To address these issues, the paper logically evolves the canonical RNN into the Vanilla LSTM network. The core idea is to introduce multiplicative gates that control the flow of information. The state update equation is modified to include gates for the previous state contribution (gcs) and the new update candidate contribution (gcu):
s[n]=gcs[n]⊙s[n−1]+gcu[n]⊙u[n]
where u[n] is a new update candidate signal derived from the previous readout and current input, passed through a data warping function Gd. A control readout gate (gcr) is introduced to modulate the output signal v[n]=gcr[n]⊙r[n]. The gates themselves are computed using logistic sigmoid functions (Gc) applied to linear combinations of available signals (input, previous state, previous value signal). The paper presents the Constant Error Carousel (CEC) mode as an idealized illustration where gates are set to allow error gradient to propagate unattenuated.
The paper provides a detailed, self-contained explanation of the Vanilla LSTM mechanism, including notation, data standardization (mean 0, standard deviation 1), the two warping functions (Gc and Gd), a list of all 15 sets of parameters, and the full set of equations for both the forward pass (inference) and the backward pass (derivatives for training).
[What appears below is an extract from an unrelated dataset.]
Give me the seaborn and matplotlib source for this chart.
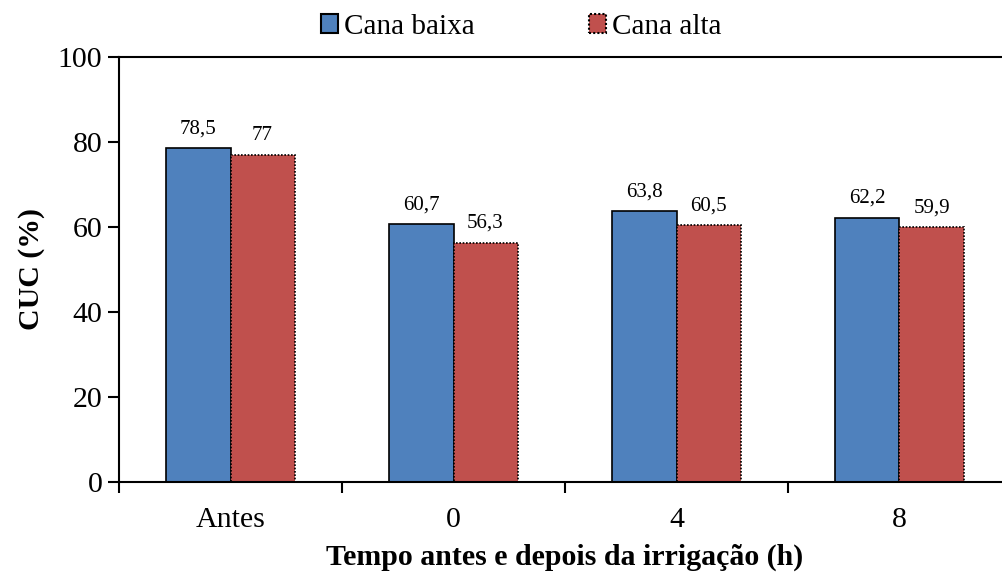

The backward pass equations include the total partial derivatives of the objective function with respect to the value signal (χ[n]), readout signal (ρ[n]), gate signals (γ), accumulation nodes (α), and state signal (ψ[n]), culminating in the derivatives with respect to all model parameters dΘdE. It is shown that parameter updates depend on the accumulation derivatives, which in turn depend on ψ[n]. The analysis of the error gradient flow in LSTM shows that the gcs[n] gate directly controls a key term in the ψ[n] update, allowing the gradient to be potentially sustained over many steps, mitigating the vanishing gradient problem.
Finally, the paper proposes extensions to the Vanilla LSTM network to create an "Augmented LSTM." These extensions include:
External Input Context Windows: Replacing the single input sample x[n] in the accumulation node computations with a convolution over a small window of input samples, including "future" samples (non-causal filter), to incorporate local context.
Recurrent Projection Layer: Adding a linear transformation Wqdr after the gated readout q[n]=gcr[n]⊙r[n] to produce the value signal v[n]=Wqdrq[n]. This allows reducing the dimensionality of the recurrent connection (dv<ds), trading off model capacity for computational efficiency.
Controlling External Input with a New Gate: Introducing an additional gate, the control input gate gcx[n], to modulate the contribution of the composite external input signal (after the context window convolution) to the data update accumulation node adu[n].
The full forward and backward pass equations for this Augmented LSTM are provided, detailing how these extensions integrate into the model and how their parameters are learned via BPTT. The paper concludes by suggesting future work, including implementing and benchmarking the Augmented LSTM on tasks like question answering and customer support automation, comparing its performance against baselines (Vanilla LSTM, bidirectional LSTM, Transformer), and evaluating the specific contributions of the new input context windows and gate.